Criticism of the Legislature's decision to temporarily suspend insurance premium oversight for plans most affected by federal health care reform is misguided. Our decision was made after gathering all of the facts and determining this suspension was the best possible decision for Florida, and the bill passed both chambers with overwhelming majorities and bipartisan support.
The federal Patient Protection and Affordable Care Act, or PPACA, creates many new insurance laws and regulations for small group and individual health coverage — traditionally regulated only by state governments.
Many of these new regulations will drive insurance costs up by requiring insurance companies to cover more services and spread risk differently. Guaranteed issue, limits on age rating, prohibitions on gender rating and annual and lifetime limits, taxes and fees, and many new covered services will all increase costs. Some of these changes shift costs from the old to the young and from women to men — from high-risk people to lower-risk people. Other changes add to coverage — and more coverage costs more money.
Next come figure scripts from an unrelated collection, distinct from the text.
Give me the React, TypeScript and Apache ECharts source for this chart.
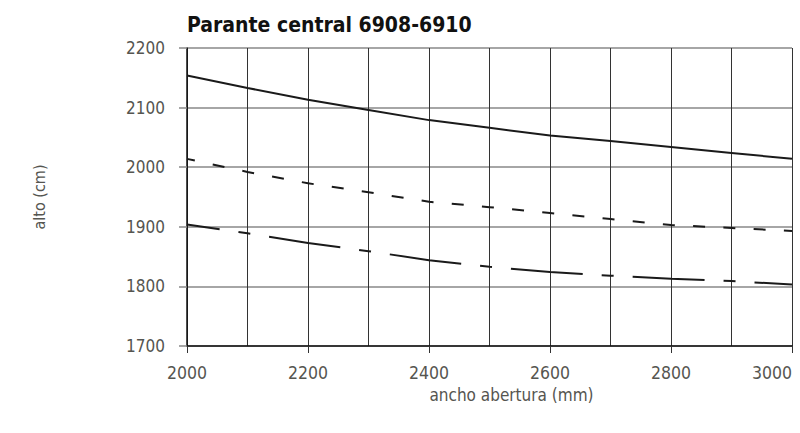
import React, { useEffect, useRef } from "react";
import * as echarts from "echarts";

const widths = [2000, 2100, 2200, 2300, 2400, 2500, 2600, 2700, 2800, 2900, 3000];
const solidValues = [2154, 2133, 2113, 2096, 2079, 2066, 2053, 2044, 2034, 2024, 2014];
const shortDashValues = [2014, 1992, 1973, 1958, 1942, 1933, 1923, 1913, 1903, 1898, 1893];
const longDashValues = [1904, 1889, 1873, 1859, 1844, 1833, 1824, 1818, 1813, 1809, 1803];

const titleText = "Parante central 6908-6910";
const xName = "ancho abertura (mm)";
const yName = "alto (cm)";

const FONT = "'Liberation Sans Narrow', 'DejaVu Sans Condensed', 'Roboto', sans-serif";

function pairs(vals: number[]) {
  return widths.map((w, i) => [w, vals[i]]);
}

export default function App() {
  const ref = useRef<HTMLDivElement>(null);
  useEffect(() => {
    if (!ref.current) return;
    const chart = echarts.init(ref.current, undefined, { renderer: "svg" });
    chart.setOption({
      animation: false,
      backgroundColor: "#ffffff",
      title: {
        text: titleText,
        left: 187,
        top: 14,
        padding: 0,
        textStyle: { fontFamily: FONT, fontWeight: "bold", fontSize: 21, color: "#111" },
      },
      grid: {
        left: 187,
        right: 8,
        top: 48,
        bottom: 87,
        containLabel: false,
        outerBoundsMode: "none",
      },
      xAxis: {
        type: "value",
        min: 2000,
        max: 3000,
        interval: 200,
        name: xName,
        nameLocation: "middle",
        nameGap: 40,
        nameMoveOverlap: false,
        nameTextStyle: {
          fontFamily: FONT,
          fontSize: 17,
          color: "#555550",
          padding: [0, 0, 0, 44],
        },
        axisLine: { show: true, lineStyle: { color: "#111", width: 1.5 } },
        axisTick: { show: true, length: 7, lineStyle: { color: "#333", width: 1 } },
        axisLabel: {
          fontFamily: FONT,
          fontSize: 17.5,
          color: "#555550",
          margin: 18,
          alignMaxLabel: "right",
          formatter: (v: number) => String(v),
        },
        splitLine: { show: true, lineStyle: { color: "#333", width: 1 } },
        minorTick: { show: false, splitNumber: 2 },
        minorSplitLine: { show: true, lineStyle: { color: "#333", width: 1 } },
      },
      yAxis: {
        type: "value",
        min: 1700,
        max: 2200,
        interval: 100,
        name: yName,
        nameLocation: "middle",
        nameGap: 140,
        nameMoveOverlap: false,
        nameTextStyle: { fontFamily: FONT, fontSize: 16, color: "#555550" },
        axisLine: { show: true, lineStyle: { color: "#111", width: 1.5 } },
        axisTick: { show: true, length: 8, lineStyle: { color: "#888", width: 1.5 } },
        axisLabel: {
          fontFamily: FONT,
          fontSize: 17,
          color: "#555550",
          margin: 22,
          formatter: (v: number) => String(v),
        },
        splitLine: { show: true, lineStyle: { color: "#888", width: 1.5 } },
      },
      series: [
        {
          type: "line",
          data: pairs(solidValues),
          symbol: "none",
          lineStyle: { color: "#1a1a1a", width: 2, type: "solid" },
        },
        {
          type: "line",
          data: pairs(shortDashValues),
          symbol: "none",
          lineStyle: { color: "#1a1a1a", width: 2, type: [12, 18.3], dashOffset: 4 },
        },
        {
          type: "line",
          data: pairs(longDashValues),
          symbol: "none",
          lineStyle: { color: "#1a1a1a", width: 2, type: [72, 19, 12, 19], dashOffset: 39 },
        },
      ],
    });
    return () => chart.dispose();
  }, []);
  return (
    <div
      ref={ref}
      style={{ position: "fixed", left: 0, top: 0, width: 800, height: 433 }}
    />
  );
}
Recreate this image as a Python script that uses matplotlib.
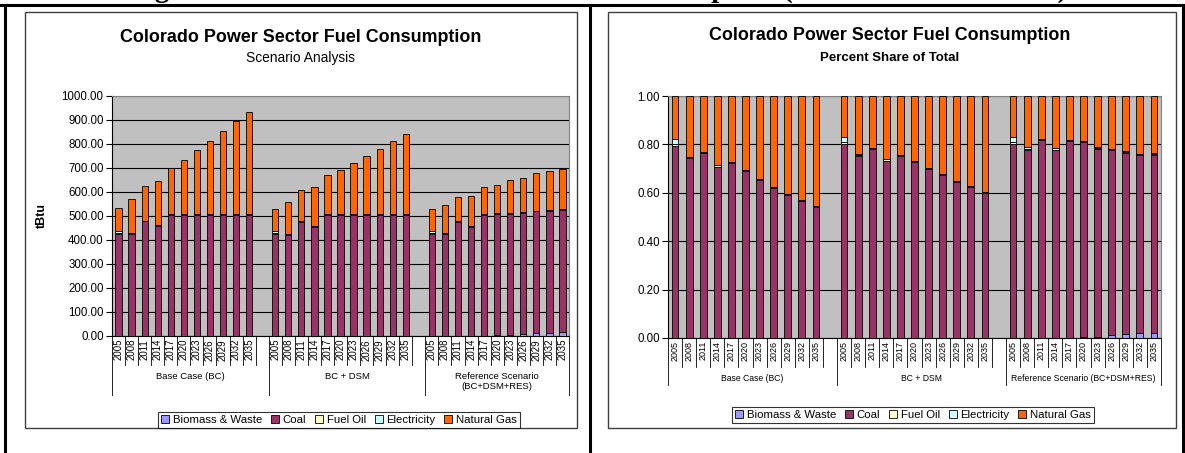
import numpy as np
import matplotlib
matplotlib.use("Agg")
import matplotlib.pyplot as plt
from matplotlib.patches import Rectangle, Patch
from matplotlib.lines import Line2D

plt.rcParams['font.family'] = ['Liberation Sans', 'DejaVu Sans']

W, H = 1185, 453

# ========== data (tBtu) ==========
years = ['2005', '2008', '2011', '2014', '2017', '2020', '2023', '2026', '2029', '2032', '2035']
scenarios = ['Base Case (BC)', 'BC + DSM', 'Reference Scenario (BC+DSM+RES)']
fuels = ['Biomass & Waste', 'Coal', 'Fuel Oil', 'Electricity', 'Natural Gas']
colors = ['#9999FF', '#993366', '#FFFFCC', '#CCFFFF', '#FF6600']

biomass_bc = [0.3, 0.3, 0.3, 0.3, 0.3, 0.3, 0.3, 0.3, 0.3, 0.3, 0.3]
biomass_dsm = [0.3, 0.3, 0.3, 0.3, 0.3, 0.3, 0.3, 0.3, 0.3, 0.3, 0.3]
biomass_ref = [0.3, 0.3, 0.3, 0.5, 1.0, 2.5, 4.0, 7.0, 11.0, 14.0, 15.0]

coal_bc = [425, 424, 477, 456, 505, 505, 505, 505, 505, 505, 505]
coal_dsm = [424, 422, 475, 455, 504, 504, 504, 504, 504, 504, 504]
coal_ref = [424, 424, 475, 454, 505, 506, 503, 505, 508, 508, 511]

fueloil_bc = [3, 2, 2, 4, 3, 3, 3, 3, 3, 3, 3]
fueloil_dsm = [3, 2, 2, 4, 3, 3, 3, 3, 3, 3, 3]
fueloil_ref = [3, 2, 2, 4, 3, 3, 3, 3, 3, 3, 4]

elec_bc = [11, 1, 0.5, 0.5, 0.5, 0.5, 0.5, 0.5, 0.5, 0.5, 0.5]
elec_dsm = [11, 1, 0.5, 0.5, 0.5, 0.5, 0.5, 0.5, 0.5, 0.5, 0.5]
elec_ref = [11, 3, 0.5, 0.5, 0.5, 0.5, 0.5, 0.5, 0.5, 0.5, 0.5]

gas_bc = [96, 143, 145, 184, 191, 225, 265, 305, 345, 386, 423]
gas_dsm = [90, 135, 132, 161, 163, 185, 215, 241, 273, 303, 335]
gas_ref = [90, 116, 103, 126, 112, 116, 138, 144, 155, 164, 165]

series = [
    biomass_bc + biomass_dsm + biomass_ref,
    coal_bc + coal_dsm + coal_ref,
    fueloil_bc + fueloil_dsm + fueloil_ref,
    elec_bc + elec_dsm + elec_ref,
    gas_bc + gas_dsm + gas_ref,
]
values = np.array(series, dtype=float)
shares = values / values.sum(axis=0)

# slot positions: 11 years per group, one empty slot between groups
group_start = [0, 12, 24]
xpos = np.concatenate([np.arange(len(years)) + s for s in group_start])


def px_axes(fig, x0, y0, x1, y1):
    return fig.add_axes([x0 / W, 1 - y1 / H, (x1 - x0) / W, (y1 - y0) / H])


def stacked(ax, data):
    bottom = np.zeros(data.shape[1])
    for k in range(data.shape[0]):
        ax.bar(xpos, data[k], 0.48, bottom=bottom, color=colors[k],
               edgecolor='black', linewidth=0.6, zorder=3)
        bottom += data[k]


def style_axes(ax):
    ax.set_facecolor('#C0C0C0')
    ax.set_xlim(-0.5, 34.5)
    ax.grid(axis='y', color='black', linewidth=0.8, zorder=1)
    ax.set_xticks([])
    for s in ['top', 'right']:
        ax.spines[s].set_color('#808080')
        ax.spines[s].set_linewidth(0.8)
    for s in ['left', 'bottom']:
        ax.spines[s].set_color('black')
        ax.spines[s].set_linewidth(0.8)
    ax.tick_params(axis='y', direction='out', length=4, width=0.8,
                   labelsize=8.3, pad=2)


def categories(ax, ax_h, group_labels, year_fs, group_fs, short_px, long_px, label_px):
    tr = ax.get_xaxis_transform()
    for g, s in enumerate(group_start):
        for i, yr in enumerate(years):
            ax.text(s + i, -3 / ax_h, yr, transform=tr, rotation=90, ha='center',
                    va='top', fontsize=year_fs, clip_on=False)
            xb = s + i + 0.5
            if xb != 34.5:
                ax.plot([xb, xb], [0, -short_px / ax_h], transform=tr, color='black',
                        lw=0.6, clip_on=False)
        ax.text((s - 0.5 + min(s + 11.5, 34.5)) / 2, -label_px / ax_h, group_labels[g],
                transform=tr, ha='center', va='top', fontsize=group_fs,
                linespacing=1.1, clip_on=False)
    for xb in [-0.5, 11.5, 23.5, 34.5]:
        ax.plot([xb, xb], [0, -long_px / ax_h], transform=tr, color='black',
                lw=0.6, clip_on=False)


fig = plt.figure(figsize=(W / 100, H / 100), dpi=100)

# page table lines and chart frames
fig.add_artist(Line2D([0, 1], [1 - 5 / H, 1 - 5 / H], color='black', lw=2.2))
for xl in [5, 590, 1183]:
    fig.add_artist(Line2D([xl / W, xl / W], [0, 1 - 5 / H], color='black', lw=2.2))
for x0, x1 in [(25, 577), (608, 1176)]:
    fig.add_artist(Rectangle((x0 / W, 1 - 428 / H), (x1 - x0) / W, (428 - 12) / H,
                             fill=False, edgecolor='#404040', lw=1.0))
# page heading above the charts, cut off by the top edge of the screenshot
fig.text(129 / W, 1 + 3 / H, 'Figure 2: Colorado Power Sector Fuel Consumption (Scenarios and Shares)',
         fontfamily='Liberation Serif', fontweight='bold', fontsize=21, va='baseline', ha='left')

handles = [Patch(facecolor=c, edgecolor='black', linewidth=0.6) for c in colors]

# ========== left: tBtu ==========
ax1 = px_axes(fig, 112, 96, 569, 336)
style_axes(ax1)
stacked(ax1, values)
ax1.set_ylim(0, 1000)
ax1.set_yticks(np.arange(0, 1001, 100))
ax1.yaxis.set_major_formatter(plt.FormatStrFormatter('%.2f'))
categories(ax1, 240, ['Base Case (BC)', 'BC + DSM', 'Reference Scenario\n(BC+DSM+RES)'],
           7, 6.8, 29, 59, 36)
fig.text(42 / W, 1 - 216 / H, 'tBtu', rotation=90, fontweight='bold', fontsize=9,
         ha='center', va='center')
fig.text(301 / W, 1 - 37 / H, 'Colorado Power Sector Fuel Consumption', fontweight='bold',
         fontsize=12.9, ha='center', va='center')
fig.text(301 / W, 1 - 58 / H, 'Scenario Analysis', fontsize=9.9, ha='center', va='center')
fig.legend(handles, fuels, loc='center', bbox_to_anchor=(339 / W, 1 - 420 / H), ncol=5,
           fontsize=8.2, frameon=True, fancybox=False, edgecolor='black', borderpad=0.25,
           handlelength=0.7, handleheight=0.7, handletextpad=0.3, columnspacing=0.8,
           borderaxespad=0).get_frame().set_linewidth(0.8)

# ========== right: share ==========
ax2 = px_axes(fig, 668, 96, 1161, 338)
style_axes(ax2)
stacked(ax2, shares)
ax2.set_ylim(0, 1)
ax2.set_yticks(np.arange(0, 1.01, 0.2))
ax2.yaxis.set_major_formatter(plt.FormatStrFormatter('%.2f'))
categories(ax2, 242, scenarios, 6.5, 6.2, 29, 47, 36)
fig.text(890 / W, 1 - 36 / H, 'Colorado Power Sector Fuel Consumption', fontweight='bold',
         fontsize=12.9, ha='center', va='center')
fig.text(890 / W, 1 - 58 / H, 'Percent Share of Total', fontweight='bold', fontsize=9.5,
         ha='center', va='center')
fig.legend(handles, fuels, loc='center', bbox_to_anchor=(913 / W, 1 - 415 / H), ncol=5,
           fontsize=8.2, frameon=True, fancybox=False, edgecolor='black', borderpad=0.25,
           handlelength=0.7, handleheight=0.7, handletextpad=0.3, columnspacing=0.8,
           borderaxespad=0).get_frame().set_linewidth(0.8)

fig.savefig('out.png', dpi=100)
Some federal requirements could reduce costs. Floridians with incomes between $11,490 and $45,960 will receive federal subsidies to buy insurance through the federal exchange. This will reduce costs for those Floridians. The individual and employer mandates — that everyone have insurance and that midsize and large businesses provide coverage for their employees — may drive costs down since having more insured people may reduce costs by spreading the risk more broadly.
The Florida Office of Insurance Regulation released early projections of the regulatory costs of PPACA. Premiums for small group plans are expected to rise 15-20 percent; individual plan premiums 30-40 percent. Those are just estimated averages — impact will vary significantly depending on age and sex. Young men will experience the highest rate increases; older women may see decreases.
Ordinarily, OIR reviews and approves insurance premiums by analyzing regulations, actuarial data and historic cost trends. But OIR has no experience with any one of these significant regulations; certainly not with applying them all at once. It is impossible for OIR to do a sound or adequate rate review because of this lack of experience and because there is no valid measurement for what an appropriate premium should be in this context. In this situation, OIR's power to protect consumers is illusory. Pretending otherwise is foolish and deceives consumers.
The truth is that PPACA creates significant uncertainty and the true cost to everyone is unknown. That is why the Legislature chose to suspend OIR's authority to review rates for two years. OIR will still regulate market conduct and forms, but it will not pretend to know whether the new products offered under PPACA are priced correctly. It will collect two years of data, analyze it, and be ready to properly review rates in 2015.
Undoubtedly, many consumers will be unpleasantly shocked by their new insurance premiums. To ensure they understand their new plan costs, insurers will give them an estimate of the portion of the premium that is due to the new federal requirements. Before they receive this notice, consumers eligible for federal subsidies will know their subsidy amounts by enrolling in the exchange.
Contrary to the opinion of some, the federal government does have authority to protect consumers as much as they can be protected in this uncertain time. The U.S. Department of Health and Human Services will have all the same information about insurers the state has, and can declare rates to be "unreasonable." This will discourage individuals and businesses from purchasing those plans.
HHS can also ban products from being offered on the exchange entirely if it decides they are too expensive. HHS is in the best position to protect exchange consumers, because it will both review the plan premiums and build and operate the exchange. Finally, federal law requires insurers to issue premium refunds to consumers if they don't meet the federal medical loss ratio of service expenditures compared to premiums. Refunds have already gone out to many Floridians.
PPACA created great uncertainty for both insurance companies and consumers. Instead of basing government action on wishful thinking, the Legislature's action acknowledges that, while the federal law is called the "affordable care act," the state cannot ensure that the insurance created by the federal government will be, in fact, affordable.
State Rep. John Wood, R-Winter Haven, serves on the Select Committee on the Patient Protection and Affordable Care Act and was the sponsor of HB 7155 regarding health insurance. Sen. Aaron Bean, R-Fernandina Beach, serves on the Select Committee on the Patient Protection and Affordable Care Act.